Glossary

Agent Credit Washing

Agent credit washing is the practice of deliberately re-registering or reconfiguring an AI agent to shed a poor trust score and start fresh with a clean record.

What is Agent Credit Washing?

In traditional credit systems, credit washing refers to fraudulent attempts to remove legitimate negative information from a credit report. The agent economy faces an analogous problem: operators with poorly-scoring agents may attempt to "wash" their agent's record by deregistering and re-registering the agent under a new identity, or by making superficial configuration changes to trigger a score reset.

Credit washing undermines the entire trust ecosystem. If bad actors can trivially escape the consequences of poor agent behavior, then trust scores lose their meaning and counterparties cannot rely on them for decision-making.

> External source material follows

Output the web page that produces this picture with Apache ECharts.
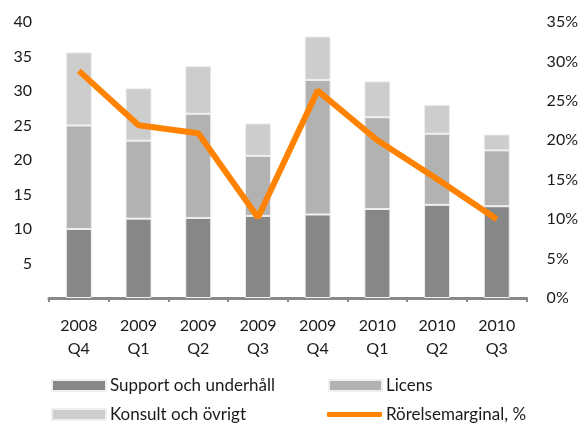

The problem is particularly acute in the agent economy because agents are software -- unlike humans, they can be duplicated, renamed, and reconfigured at will.

Effective anti-credit-washing measures require looking beyond surface-level identity. Behavioral fingerprints, operator-level reputation, and configuration similarity analysis can all help detect when a "new" agent is actually a repackaged version of a poorly-performing one. The goal is not to prevent legitimate agent improvement but to ensure that history follows agents through superficial identity changes.

Example

An operator runs a customer service agent that accumulates a Signet Score of 320 (Caution range) due to repeated accuracy failures. Instead of improving the agent, the operator deletes it and registers a "new" agent with a slightly different name but nearly identical configuration. Without anti-credit-washing protections, this new agent would start with no history -- effectively erasing months of documented poor performance.

How Signet addresses this

Signet combats credit washing through multiple mechanisms. Operator-level scores (which persist regardless of individual agent changes) act as a backstop. Configuration fingerprinting detects when a "new" agent closely resembles a deregistered one. Behavioral fingerprinting can identify similar behavioral patterns even when the configuration has been superficially altered. Agents flagged for potential credit washing start in a heightened review state rather than with a clean slate.